Isn’t it marvelous that when the central Canadian media report on something as verifiable and straightforward a storm they still manage to get the facts about our region wrong? Note to NP editors: It doesn’t stake Snowmaggedon 2014 to close the Confederation Bridge; sometimes a light breeze and a dash of sea fog will do the trick.

But I digress.

The experts are divided on what all of this actually means. Of course, that’s what experts do; they become divided at the drop of mukluk. 
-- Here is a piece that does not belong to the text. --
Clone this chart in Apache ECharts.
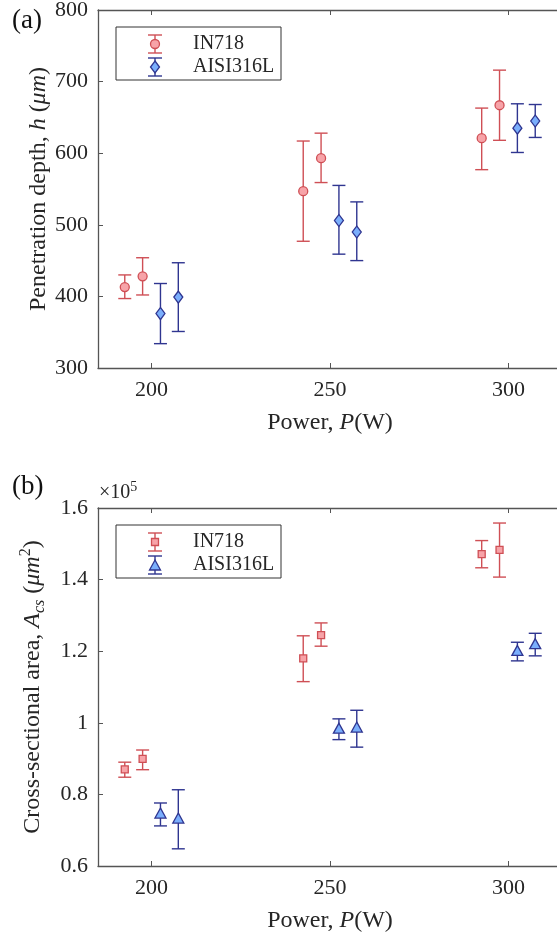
<!DOCTYPE html>
<html>
<head>
<meta charset="utf-8">
<script src="https://cdn.jsdelivr.net/npm/echarts@6/dist/echarts.min.js"></script>
<style>
  html, body { margin: 0; padding: 0; background: #fff; }
  #chart { width: 557px; height: 934px; }
</style>
</head>
<body>
<div id="chart"></div>
<script>
// tick positions
const xTicks = [200, 250, 300]
const depthTicks = [300, 400, 500, 600, 700, 800]
const areaTicks = [0.6, 0.8, 1, 1.2, 1.4, 1.6]

// x positions (W), the two alloys sit either side of each power
const in718X = [192.5, 197.5, 242.5, 247.5, 292.5, 297.5]
const aisiX = [202.5, 207.5, 252.5, 257.5, 302.5, 307.5]

// (a) penetration depth, um
const in718Depth = [413, 428, 547, 593, 621, 667]
const in718DepthLow = [397, 402, 477, 559, 577, 618]
const in718DepthHigh = [430, 454, 617, 628, 663, 716]
const aisiDepth = [376, 399, 506, 490, 635, 645]
const aisiDepthLow = [334, 351, 459, 450, 601, 622]
const aisiDepthHigh = [418, 447, 555, 532, 669, 668]

// (b) cross-sectional area, x1e5 um^2
const in718Area = [0.870, 0.899, 1.180, 1.245, 1.471, 1.483]
const in718AreaLow = [0.848, 0.869, 1.115, 1.214, 1.433, 1.407]
const in718AreaHigh = [0.890, 0.924, 1.243, 1.279, 1.509, 1.558]
const aisiArea = [0.748, 0.734, 0.985, 0.988, 1.202, 1.221]
const aisiAreaLow = [0.712, 0.648, 0.953, 0.932, 1.173, 1.187]
const aisiAreaHigh = [0.776, 0.813, 1.011, 1.035, 1.225, 1.250]

const FONT = "'Liberation Serif', 'Times New Roman', serif"
const TEXT = '#262626'
const AXIS = '#555555'
const RED_LINE = '#cf4f55'
const RED_FILL = '#f7a3a8'
const BLUE_LINE = '#2f3590'
const BLUE_FILL = '#7aaefc'

var chart = echarts.init(document.getElementById('chart'))

const pairs = (xs, ys) => xs.map((x, i) => [x, ys[i]])
const bars = (xs, lo, hi) => xs.map((x, i) => [x, lo[i], hi[i]])

const tickLabel = (v) => String(parseFloat(Number(v).toFixed(2)))

const titleRich = {
  i: { fontStyle: 'italic', fontFamily: FONT, fontSize: 24, color: TEXT, lineHeight: 30 },
  sub: { fontStyle: 'italic', fontFamily: FONT, fontSize: 16, color: TEXT, lineHeight: 16, verticalAlign: 'bottom' },
  sup: { fontFamily: FONT, fontSize: 16, color: TEXT, lineHeight: 16, verticalAlign: 'top' }
}
const titleStyle = { fontFamily: FONT, fontSize: 24, color: TEXT, lineHeight: 30, rich: titleRich }

function xAxisPair(gi) {
  return [
    {
      type: 'value', gridIndex: gi, min: 185, max: 315, position: 'bottom',
      axisLine: { show: true, onZero: false, lineStyle: { color: AXIS, width: 1.3 } },
      axisTick: { show: true, inside: true, length: 5, customValues: xTicks, lineStyle: { color: AXIS } },
      axisLabel: { customValues: xTicks, color: TEXT, fontFamily: FONT, fontSize: 22, margin: 11 },
      splitLine: { show: false },
      name: 'Power, {i|P}(W)', nameLocation: 'middle', nameGap: 40, nameTextStyle: titleStyle
    },
    {
      type: 'value', gridIndex: gi, min: 185, max: 315, position: 'top',
      axisLine: { show: true, onZero: false, lineStyle: { color: AXIS, width: 1.3 } },
      axisTick: { show: true, inside: true, length: 5, customValues: xTicks, lineStyle: { color: AXIS } },
      axisLabel: { show: false },
      splitLine: { show: false }
    }
  ]
}

function yAxisPair(gi, min, max, ticks, name, gap) {
  return [
    {
      type: 'value', gridIndex: gi, min: min, max: max, position: 'left',
      axisLine: { show: true, onZero: false, lineStyle: { color: AXIS, width: 1.3 } },
      axisTick: { show: true, inside: true, length: 5, customValues: ticks, lineStyle: { color: AXIS } },
      axisLabel: { customValues: ticks, formatter: tickLabel, color: TEXT, fontFamily: FONT, fontSize: 22, margin: 10 },
      splitLine: { show: false },
      name: name, nameLocation: 'middle', nameRotate: 90, nameGap: gap, nameMoveOverlap: false,
      nameTextStyle: titleStyle
    },
    {
      type: 'value', gridIndex: gi, min: min, max: max, position: 'right',
      axisLine: { show: true, onZero: false, lineStyle: { color: AXIS, width: 1.3 } },
      axisTick: { show: true, inside: true, length: 5, customValues: ticks, lineStyle: { color: AXIS } },
      axisLabel: { show: false },
      splitLine: { show: false }
    }
  ]
}

function errRender(color) {
  return function (params, api) {
    const lo = api.coord([api.value(0), api.value(1)])
    const hi = api.coord([api.value(0), api.value(2)])
    const w = 6.5
    const style = { stroke: color, lineWidth: 1.4 }
    return {
      type: 'group',
      children: [
        { type: 'line', shape: { x1: lo[0], y1: lo[1], x2: hi[0], y2: hi[1] }, style: style },
        { type: 'line', shape: { x1: lo[0] - w, y1: lo[1], x2: lo[0] + w, y2: lo[1] }, style: style },
        { type: 'line', shape: { x1: hi[0] - w, y1: hi[1], x2: hi[0] + w, y2: hi[1] }, style: style }
      ]
    }
  }
}

function errSeries(ai, xs, lo, hi, color) {
  return {
    type: 'custom', xAxisIndex: ai, yAxisIndex: ai, z: 2, silent: true,
    renderItem: errRender(color),
    encode: { x: 0, y: [1, 2] },
    data: bars(xs, lo, hi)
  }
}

function dotSeries(ai, name, xs, ys, symbol, size, line, fill) {
  return {
    type: 'scatter', name: name, xAxisIndex: ai, yAxisIndex: ai, z: 3,
    symbol: symbol, symbolSize: size,
    itemStyle: { color: fill, borderColor: line, borderWidth: 1.3, opacity: 1 },
    data: pairs(xs, ys)
  }
}

// legend drawn as graphic (error bar + marker glyph)
function legendBox(top, redSymbol, blueSymbol) {
  const gx = 155
  const y1 = top + 17, y2 = top + 40
  const cap = (y) => [
    { type: 'line', shape: { x1: gx, y1: y - 9, x2: gx, y2: y + 9 } },
    { type: 'line', shape: { x1: gx - 7, y1: y - 9, x2: gx + 7, y2: y - 9 } },
    { type: 'line', shape: { x1: gx - 7, y1: y + 9, x2: gx + 7, y2: y + 9 } }
  ]
  const lines = (y, color) => cap(y).map(l => Object.assign(l, { style: { stroke: color, lineWidth: 1.4 } }))
  return [
    { type: 'rect', shape: { x: 116, y: top, width: 165, height: 53 }, style: { fill: '#fff', stroke: '#333', lineWidth: 1 } },
    ...lines(y1, RED_LINE),
    ...lines(y2, BLUE_LINE),
    Object.assign(redSymbol(gx, y1), { style: { fill: RED_FILL, stroke: RED_LINE, lineWidth: 1.3 } }),
    Object.assign(blueSymbol(gx, y2), { style: { fill: BLUE_FILL, stroke: BLUE_LINE, lineWidth: 1.3 } }),
    { type: 'text', style: { text: 'IN718', x: 193, y: y1, verticalAlign: 'middle', fontFamily: FONT, fontSize: 20, fill: TEXT } },
    { type: 'text', style: { text: 'AISI316L', x: 193, y: y2, verticalAlign: 'middle', fontFamily: FONT, fontSize: 20, fill: TEXT } }
  ]
}
const circleGlyph = (x, y) => ({ type: 'circle', shape: { cx: x, cy: y, r: 4.5 } })
const diamondGlyph = (x, y) => ({ type: 'polygon', shape: { points: [[x, y - 6], [x + 4.5, y], [x, y + 6], [x - 4.5, y]] } })
const squareGlyph = (x, y) => ({ type: 'rect', shape: { x: x - 3.5, y: y - 3.5, width: 7, height: 7 } })
const triangleGlyph = (x, y) => ({ type: 'polygon', shape: { points: [[x, y - 5], [x + 5.5, y + 5], [x - 5.5, y + 5]] } })

var option = {
  animation: false,
  backgroundColor: '#fff',
  grid: [
    { left: 98, top: 10, width: 464, height: 358, outerBoundsMode: 'none', containLabel: false },
    { left: 98, top: 508, width: 464, height: 358, outerBoundsMode: 'none', containLabel: false }
  ],
  xAxis: [...xAxisPair(0), ...xAxisPair(1)],
  yAxis: [
    ...yAxisPair(0, 300, 800, depthTicks, 'Penetration depth, {i|h} ({i|μm})', 44),
    ...yAxisPair(1, 0.6, 1.6, areaTicks, 'Cross-sectional area, {i|A}{sub|cs} ({i|μm}{sup|2})', 50)
  ],
  series: [
    errSeries(0, in718X, in718DepthLow, in718DepthHigh, RED_LINE),
    errSeries(0, aisiX, aisiDepthLow, aisiDepthHigh, BLUE_LINE),
    dotSeries(0, 'IN718', in718X, in718Depth, 'circle', 9, RED_LINE, RED_FILL),
    dotSeries(0, 'AISI316L', aisiX, aisiDepth, 'diamond', [9, 12], BLUE_LINE, BLUE_FILL),
    errSeries(2, in718X, in718AreaLow, in718AreaHigh, RED_LINE),
    errSeries(2, aisiX, aisiAreaLow, aisiAreaHigh, BLUE_LINE),
    dotSeries(2, 'IN718', in718X, in718Area, 'rect', 7, RED_LINE, RED_FILL),
    dotSeries(2, 'AISI316L', aisiX, aisiArea, 'triangle', [11, 10], BLUE_LINE, BLUE_FILL)
  ],
  graphic: [
    { type: 'text', style: { text: '(a)', x: 12, y: 21, verticalAlign: 'middle', fontFamily: FONT, fontSize: 27, fill: '#111' } },
    { type: 'text', style: { text: '(b)', x: 12, y: 487, verticalAlign: 'middle', fontFamily: FONT, fontSize: 27, fill: '#111' } },
    {
      type: 'text',
      style: {
        text: '×10{sup|5}', x: 99, y: 506, verticalAlign: 'bottom',
        fontFamily: FONT, fontSize: 20, fill: TEXT, lineHeight: 26,
        rich: { sup: { fontFamily: FONT, fontSize: 14, fill: TEXT, lineHeight: 14, verticalAlign: 'top' } }
      }
    },
    ...legendBox(27, circleGlyph, diamondGlyph),
    ...legendBox(525, squareGlyph, triangleGlyph)
  ]
}

chart.setOption(option)
</script>
</body>
</html>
Some think the unusually cold, unusually long and unusually snowy winter this year is proof positive of global warming’s effect on the climate (extreme events and seasons – a product of increasing amounts of energy in the atmosphere – are what the models predict). “Scientists call it Santa’s revenge,” The Globe and Mail reported in February. “It’s the theory that persistent weather patterns at the mid-latitudes – like this winter’s tediously long-lasting polar vortex or California’s severe drought – are a direct consequence of climate change heating up the Arctic.”

Others think the persistently inclement weather doesn’t mean a thing. Or, at least, not yet. According to to Scientific American piece in 2009, “‘You can’t tell much about the climate or where it’s headed by focusing on a particularly frigid day, or season, or year, even,’ writes Eoin O’Carroll of the Christian Science Monitor. ‘It’s all in the long-term trends,’ concurs Dr. Gavin Schmidt, a climatologist at NASA’s Goddard Institute for Space Studies.”

Still others have thrown up their hands, turned off their cell phones and headed south for the remainder of whatever season we in the Great White North have decided to call this.  

In fact, the only point on which everyone in the business of forecasting the weather seems to agree is that they all got it horribly, embarrassingly wrong. (Everyone, that is, except the decidedly unscientific Farmer’s Almanac).

“Not one of our better forecasts,” Mike Halpert, the acting director of the Climate Prediction Center of the National Oceanic and Atmospheric Administration in the United States, told Bloomberg Businessweek last month. 

The piece continues: “The center grades itself on what it calls the Heidke skill score, which ranges from 100 (perfection) to -50 (monkeys throwing darts would have done better). October’s forecast for the three-month period of November through January came in at -22.”

On the other hand, unpredictable weather generates its own, comforting precedents. 

Here’s the rest of that Weather Trivia Calendar report: “Federal and provincial offices also closed, including Canada Post mail delivery, and seniors couldn’t get Meals on Wheels.”

In fact, that was March 27, exactly two years ago. 

Funny how it seems like only yesterday.